Where are the orders?
Highway construction this year is even slower than 2020 – the first year of the pandemic that brought life to a grinding halt all over the world.
Data from the Ministry of Road Transport & Highways (MoRTH) showed that only 4,766 km of the targeted 12,000 km of highways for FY23 had been built from April to November, indicating a decline of nearly 7 per cent from 5,118 km in the same period last year. NHAI awarded 5,382 km of highways from April till November, a decline of 4 per cent against over 5,600 km of roads awarded a year earlier.
The Government constructed 10,237 km of highways in the pre-pandemic period of FY20 at 28.04 km per day. This increased in the first year of the pandemic when the country saw lockdowns, which indirectly helped accelerate construction. In FY 21, a record 13,327 km of highways were built at 36.51 km per day. However, last year in FY22 the pace has slackened to 10,457 km at 28.64 km per day.
The Ministry of Statistics & Programme Implementation (MoSPI), which measures project delays, reported that the number of projects showing cost overruns as on December 1, 2022, was 22 per cent, higher than 13 per cent in March 2018 with a cost escalation of Rs 4.5 trillion, which is 22 per cent more than the original project cost, or roughly Rs 1 trillion a year of escalation!

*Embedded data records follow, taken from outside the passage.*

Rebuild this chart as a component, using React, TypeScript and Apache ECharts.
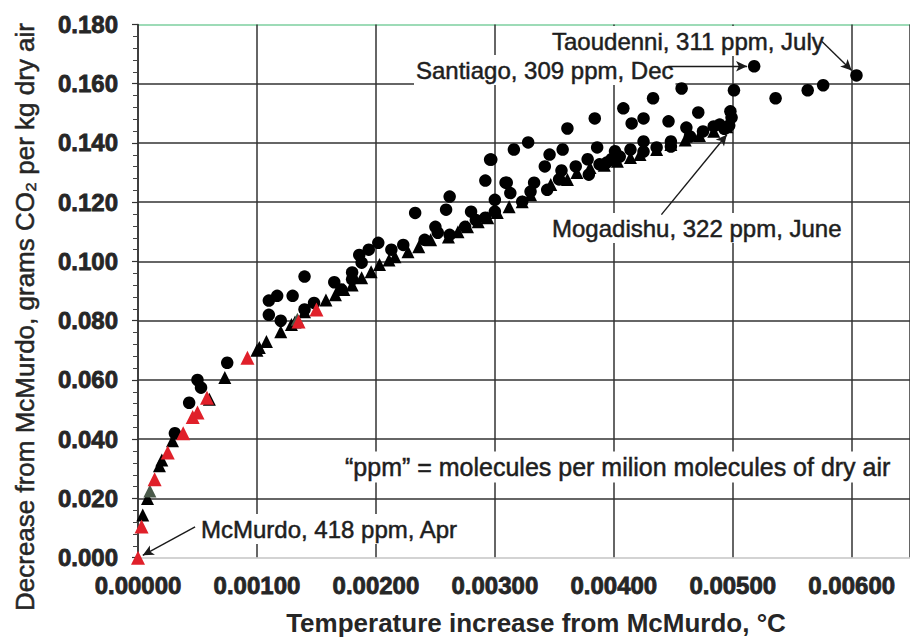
import React, { useEffect, useRef } from "react";
import * as echarts from "echarts";

// x: temperature increase from McMurdo (°C), y: decrease in CO2 (g per kg dry air)
const redTriangles: number[][] = [
  [0, 0], [0.00003, 0.0105], [0.00014, 0.0265], [0.00025, 0.0355], [0.00038, 0.042],
  [0.00046, 0.0475], [0.0005, 0.049], [0.00058, 0.054], [0.00092, 0.0675],
  [0.00135, 0.0797], [0.0015, 0.0838],
];

const grayTriangles: number[][] = [[0.0001, 0.0225], [0.00134, 0.0805]];

const blackTriangles: number[][] = [
  [0.00004, 0.0144], [0.00008, 0.02], [0.00018, 0.031], [0.0002, 0.033], [0.00029, 0.0395],
  [0.0006, 0.0535], [0.00073, 0.0608], [0.001, 0.07], [0.00102, 0.071], [0.00108, 0.073],
  [0.0012, 0.0763], [0.00129, 0.0787], [0.00132, 0.0796], [0.0014, 0.083], [0.00158, 0.087],
  [0.00166, 0.0888], [0.00173, 0.0905], [0.0018, 0.0921], [0.00188, 0.0945], [0.00196, 0.0965],
  [0.00203, 0.099], [0.00211, 0.1005], [0.00216, 0.1016], [0.00227, 0.1033], [0.00236, 0.105],
  [0.00246, 0.1073], [0.00261, 0.1083], [0.00269, 0.11], [0.00277, 0.1117], [0.00286, 0.1134],
  [0.00294, 0.1148], [0.00302, 0.1165], [0.00312, 0.1185], [0.00323, 0.1202], [0.0033, 0.1225],
  [0.00347, 0.126], [0.00361, 0.1277], [0.00369, 0.13], [0.0038, 0.1317], [0.00392, 0.1325],
  [0.00403, 0.1338], [0.00414, 0.1351], [0.00422, 0.1361], [0.00436, 0.1378], [0.00448, 0.1395],
  [0.0046, 0.141], [0.00472, 0.1425], [0.00484, 0.144], [0.00495, 0.1455],
];

const blackCircles: number[][] = [
  [0.00031, 0.042], [0.00043, 0.0523], [0.0005, 0.06], [0.00053, 0.0574], [0.00075, 0.0658],
  [0.0011, 0.082], [0.0012, 0.08], [0.0011, 0.0868], [0.00117, 0.0884], [0.0013, 0.0884],
  [0.0014, 0.0949], [0.0014, 0.0838], [0.00148, 0.086], [0.00165, 0.093], [0.00171, 0.0905],
  [0.0018, 0.0963], [0.0018, 0.094], [0.00186, 0.1022], [0.00188, 0.0996], [0.00194, 0.104],
  [0.00202, 0.1063], [0.00213, 0.104], [0.00223, 0.1056], [0.00233, 0.1164], [0.00259, 0.1175],
  [0.00262, 0.1219], [0.00241, 0.1073], [0.0025, 0.1117], [0.00252, 0.1097], [0.00262, 0.109],
  [0.00275, 0.1117], [0.0028, 0.1168], [0.00284, 0.114], [0.00292, 0.1148], [0.003, 0.1168],
  [0.00292, 0.1273], [0.00297, 0.1344], [0.00309, 0.1266], [0.00313, 0.1231], [0.003, 0.1208],
  [0.00316, 0.1378], [0.00328, 0.1402], [0.00346, 0.1361], [0.00357, 0.1378], [0.00361, 0.1449],
  [0.00384, 0.1483], [0.00386, 0.1385], [0.00408, 0.1517], [0.00415, 0.1466], [0.00425, 0.1483],
  [0.00433, 0.1551], [0.00446, 0.1473], [0.00457, 0.1584], [0.00471, 0.1503], [0.00501, 0.1578],
  [0.00498, 0.1507], [0.00499, 0.1486], [0.00497, 0.1459], [0.00484, 0.1456], [0.00475, 0.1439],
  [0.00461, 0.1452], [0.00464, 0.1422], [0.00448, 0.1405], [0.00448, 0.1388], [0.00436, 0.1385],
  [0.00425, 0.1405], [0.00425, 0.1371], [0.00414, 0.1378], [0.00405, 0.1354], [0.00394, 0.1334],
  [0.00378, 0.1345], [0.00379, 0.1293], [0.00368, 0.1321], [0.00342, 0.1321], [0.00356, 0.1307],
  [0.00344, 0.1242], [0.00323, 0.1202], [0.0033, 0.1236], [0.00354, 0.1277], [0.00333, 0.1266],
  [0.0031, 0.1266], [0.00296, 0.1344], [0.00398, 0.1345], [0.00401, 0.1372], [0.00388, 0.1328],
  [0.00518, 0.1659], [0.00604, 0.1628], [0.00536, 0.1551], [0.00563, 0.1578], [0.00576, 0.1595],
  [0.00489, 0.1462], [0.00493, 0.1448],
];

// annotation arrows: [start, end] in data coordinates
const arrows: number[][][] = [
  [[0.00575, 0.1743], [0.006, 0.1645]],
  [[0.00446, 0.1659], [0.00512, 0.1659]],
  [[0.0044, 0.1158], [0.00495, 0.1428]],
  [[0.00048, 0.0104], [0.00004, 0.0008]],
];

const xTicks = [0, 0.001, 0.002, 0.003, 0.004, 0.005, 0.006];
const yTicks = [0, 0.02, 0.04, 0.06, 0.08, 0.1, 0.12, 0.14, 0.16, 0.18];

const FONT = "'Liberation Sans', Arial, sans-serif";

export default function App() {
  const ref = useRef<HTMLDivElement>(null);
  useEffect(() => {
    if (!ref.current) return;
    const chart = echarts.init(ref.current, undefined, { renderer: "svg" });
    const grid = "#333333";
    const ySplitColors = yTicks.map((v, i) =>
      i === 0 ? "#d0d0d0" : i === yTicks.length - 1 ? "#7dcf9f" : grid
    );
    const annText = (text: string, x: number, y: number, size = 24) => ({
      type: "text",
      x,
      y,
      z: 50,
      style: {
        text,
        fontFamily: FONT,
        fontSize: size,
        fill: "#1e1e1e",
        stroke: "#1e1e1e",
        lineWidth: 0.5,
        align: "left",
        verticalAlign: "middle",
        backgroundColor: "#ffffff",
        padding: [3, 2],
      },
    });
    chart.setOption({
      animation: false,
      backgroundColor: "#ffffff",
      grid: { left: 138, top: 24.5, right: -5, bottom: 79.3, containLabel: false },
      xAxis: {
        type: "value",
        min: xTicks[0],
        max: 0.00649,
        interval: 0.001,
        axisLine: { show: true, onZero: false, lineStyle: { color: "#d0d0d0", width: 1.5 } },
        axisTick: { show: false },
        axisLabel: {
          showMaxLabel: false,
          margin: 16,
          fontFamily: FONT,
          fontWeight: "bold",
          fontSize: 24,
          color: "#262626",
          textBorderColor: "#262626",
          textBorderWidth: 0.8,
          formatter: (v: number) => v.toFixed(5),
        },
        splitLine: { show: true, lineStyle: { color: grid, width: 1.5 } },
      },
      yAxis: {
        type: "value",
        min: yTicks[0],
        max: yTicks[yTicks.length - 1],
        interval: 0.02,
        axisLine: { show: true, lineStyle: { color: grid, width: 1.5 } },
        axisTick: { show: true, inside: false, length: 6, lineStyle: { color: grid, width: 1.2 } },
        minorTick: { show: true, splitNumber: 5, length: 5, lineStyle: { color: "#444", width: 1 } },
        axisLabel: {
          margin: 20,
          fontFamily: FONT,
          fontWeight: "bold",
          fontSize: 24,
          color: "#262626",
          textBorderColor: "#262626",
          textBorderWidth: 0.8,
          formatter: (v: number) => v.toFixed(3),
        },
        splitLine: { show: true, lineStyle: { color: ySplitColors, width: 1.5 } },
      },
      graphic: [
        {
          type: "text",
          x: 25,
          y: 317,
          rotation: Math.PI / 2,
          style: {
            text: "Decrease from McMurdo, grams CO₂ per kg dry air",
            fontFamily: FONT,
            fontSize: 26,
            fill: "#262626",
            stroke: "#262626",
            lineWidth: 0.5,
            align: "center",
            verticalAlign: "middle",
          },
        },
        {
          type: "text",
          x: 536,
          y: 623,
          style: {
            text: "Temperature increase from McMurdo, °C",
            fontFamily: FONT,
            fontWeight: "bold",
            fontSize: 26,
            fill: "#262626",
            align: "center",
            verticalAlign: "middle",
          },
        },
        annText("Taoudenni, 311 ppm, July", 550, 41),
        annText("Santiago, 309 ppm, Dec", 414, 70),
        annText("Mogadishu, 322 ppm, June", 550, 228),
        annText("“ppm” = molecules per milion molecules of dry air", 343, 467, 25),
        annText("McMurdo, 418 ppm, Apr", 199, 529),
      ],
      series: [
        {
          type: "scatter",
          name: "circles",
          symbol: "circle",
          symbolSize: 12.5,
          itemStyle: { color: "#000000", opacity: 1 },
          data: blackCircles,
          z: 3,
          markLine: {
            silent: true,
            symbol: ["none", "arrow"],
            symbolSize: [8, 11],
            label: { show: false },
            lineStyle: { color: "#1a1a1a", width: 1.4, type: "solid" },
            data: arrows.map(([a, b]) => [{ coord: a }, { coord: b }]),
            z: 60,
          },
        },
        {
          type: "scatter",
          name: "triangles",
          symbol: "triangle",
          symbolSize: 13,
          itemStyle: { color: "#000000", opacity: 1 },
          data: blackTriangles,
          z: 4,
        },
        {
          type: "scatter",
          name: "gray",
          symbol: "triangle",
          symbolSize: 13,
          itemStyle: { color: "#4a5a4a", opacity: 1 },
          data: grayTriangles,
          z: 5,
        },
        {
          type: "scatter",
          name: "red",
          symbol: "triangle",
          symbolSize: 14,
          itemStyle: { color: "#e0202a", opacity: 1 },
          data: redTriangles,
          z: 6,
        },
      ],
    });
    return () => chart.dispose();
  }, []);
  return (
    <div
      ref={ref}
      style={{ position: "fixed", left: 0, top: 0, width: 910, height: 637, background: "#fff" }}
    />
  );
}
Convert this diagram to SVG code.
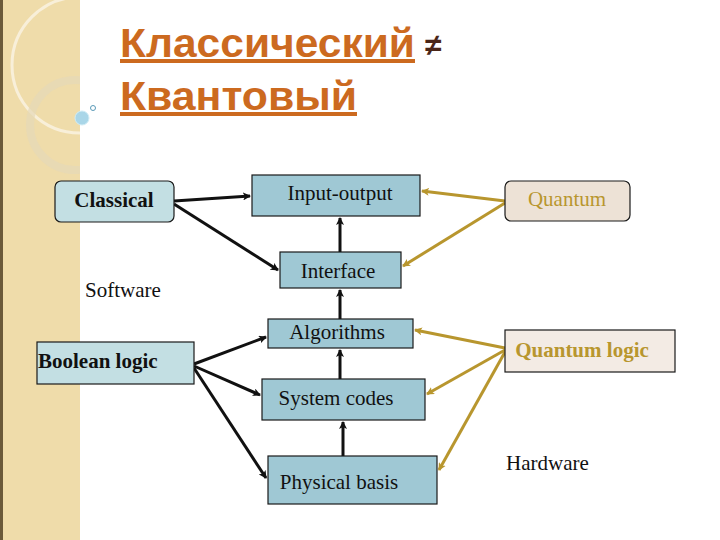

As I have been tracking this regularly, it now seems a foregone conclusion that the roads target of 12,000 km will not be achieved. Even though the numbers during the April-November period are not too different from those of the previous year, the tardiness despite absence of any obstacles this year is worrisome and does not infuse confidence that this is achievable in the next four months.
The year 2022 has been a mixed bag. While COVID fears receded and order books began humming, the infrastructure story did not accelerate after hitting a normal pace. Inflation hurt margins. Building material prices, particularly steel, took off vertically. Questions about the Government’s ability to spend money in infrastructure seemed validated with the tardiness in contracts awarded. Yet again, the Government diverted its core focus to elections. Exports are shaky with Europe in economic doldrums. China has just about abandoned its COVID policy of extreme caution but has been hit with a pandemic wave. Inflation is currently being battled with monetary tightening, causing interest rates to be increased, which has begun to hurt demand. Cement is facing a demand slump and the rural areas, too, have hit a pause button. However, the outcome of the rabi crop is likely to set it back on ‘play’ positively. The last quarter of this fiscal is not likely to warm the industry’s pockets even though costs have begun to rationalise. Credit disbursal is the lone bright star that continued to rise through the year.
According to CMIE, while Central Government capex spending is up, state government capex spending, which is of comparable magnitude, is sluggish. Also, new orders received by capital goods and construction companies dropped in July 2022 and have remained low since then. The average monthly orders between July and October 2022 were to the tune of Rs 142 billion, which is the lowest in many years.
We have a challenging last quarter to deal with. However, if India continues its reform programme and the ruling party does not get too involved in assembly elections, we stand a chance to attract over $ 100 billion of FDI and our PLI schemes can begin to add value to the economy.
Author: Pratap Padode is the Editor-in-Chief of Construction World and President of FIRST Construction Council.